The minority did not see s. 319(2) as passing the Oakes test as McLachlin argues its objective could have an opposite effect by leading to the promotion of hate speech, therefore it had no real rational connection to its objective. 319(2) was too broad and had the potential to punish not only the incitement of hate but the potential to encourage others to do so, and the belief that 319(2) did more harm than good as limitations of freedom of expression by 319(2) invokes all principles that 2(b) rest upon (144, Greene, 2014). McLachlin promotes the view that the highest goal of the Charter is its promotion of democracy by correlating to Canadian Constitutionalism and freedom of expression and speech have long enjoyed a “quasi-constitutional status” (1438, Weinrib, 1991). 319(2) is argued by the minority to go beyond its intended purpose and has the potential to do more harm than good. The minority judges hold that 319(2) is too broad and too vague in its application and cannot hold up in the Oakes test, therefore 319(2) not only infringes upon the rights of s. 2(b) of the Canadian Charter of Rights and Freedoms, but cannot be constitutionally upheld.
The majority judges held that freedom of expression did not include the right to publicly preach hate or enforce it as truth, and that s. 319(2) of the Canadian Criminal Code presented only a minor infringement on that right that was constitutional as it benefited the greater good of Canadian society. Chief Justice Dickson argued that s. 319(2) of the Criminal Code did not violate s. 2(b) of the Charter as hate speech could not be argued as a value of free speech. By examining the underlying goals of the freedom of speech provision of the Charter, it was determined that the values of freedom of speech were to find and promote the truth and to promote diversity within the form of individualism. Dickson stated “the connection between freedom of expression and the political process…such open participation must involve the notion that all persons are equally deserving of respect and dignity” and due to the issue that hate speech undermines the democratic process and fosters a sense of disrespect based on race and religion, it is not able to be protected under the guise of freedom of expression (140, Greene, 2014). As the purpose of s. 319(2) is to protect from targeting specific members of groups and promote balanced and respectful social interaction, it aligned with the purpose if s. 2(b) of the Charter. Dickson used a three-way argument to justify s. 319(2) and to counter the arguments of the minority judges.
First, there was a rational connection between the legislation and its application and its heavy media attention and push into the public eye worked to expose the lies of hate speech, therefore would not work to promote it but rather to counter it. Second, the elimination of hate speech was beneficial to society as it imposed dignity onto society and highlighted the values of a free and democratic society. Third, the rise of Nazism in Germany and anti-Jewish sentiment could not be solely blamed on the failure of anti-hate speech laws in Germany at the time. (142, Greene, 2014).
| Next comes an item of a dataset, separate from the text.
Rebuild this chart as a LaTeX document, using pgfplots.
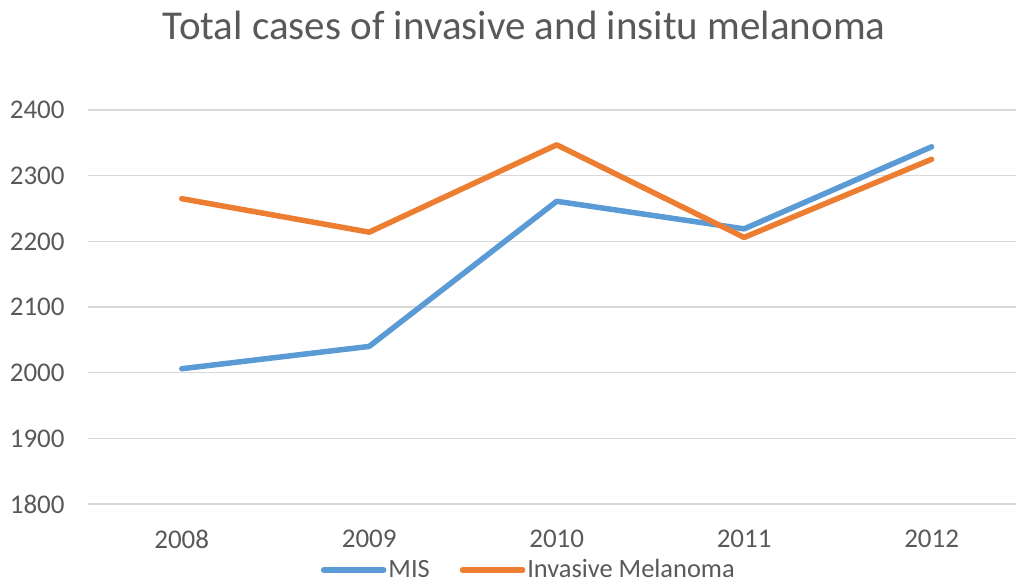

Dickson further went on to argue against the idea that s. 319(2) of the Criminal Code was a violation s. 2(b) of the Charter, as s. 319(2) did not prevent hate speech completely, just its ability to be publicly spread, covered only hate propaganda against recognizable groups and does not prevent hateful emotions on groups, only those emotions of degradation or hatred. The Canadian Criminal Code also provides a number of defences for the use of hate speech, therefore s. 319(2) created only a minor restriction on freedom of expression but does not go so far as to remove rights completely. The majority retained the advantages of the prohibition of racism outweighed any harmful results and the argument that hate speech is only subtly related to the values that underlie freedom of expression, thus the majority upheld the constitutional validity of s. 319(2) of the Criminal Code in relation to s. 2(b) of the Charter ( 629, Elman, 1994).
Both the minority and majority judges agreed the objectives of 319(2) of the Canadian Criminal Code were important but different in the belief on what constituted an infringement on s. 2(b) of the Charters rights. The majority won by one vote and Keegstra’s conviction was upheld as it was ruled that s. 319(2) did not infringe on s. 2(b) rights, it simply applied a reasonable limit to freedom of expression to protect society. The case decision had the impact in providing the view that freedom of expression should be understood and explained broadly, and while expression was protected it was also reasonably limited. The Keegstra case ruling was successful in providing an outlined structure to follow and base future case decisions on, such as the Zundel case, it failed in providing a concrete structure of what truly constituted a reasonable infringement of s. 2(b) of the Charter. 319(2) objectives are the protection of morality within society, and while it was upheld, the strength of its support for its constitutional validity can be seen as weak (620, Elman, 1994). While fundamental freedoms such as s. 2(b) of the Canadian Charter of Rights and Freedoms are guaranteed, they are subjective to reasonable limits within the framework of Canadian law as justifiable by the Oakes test and dissection of the law in question.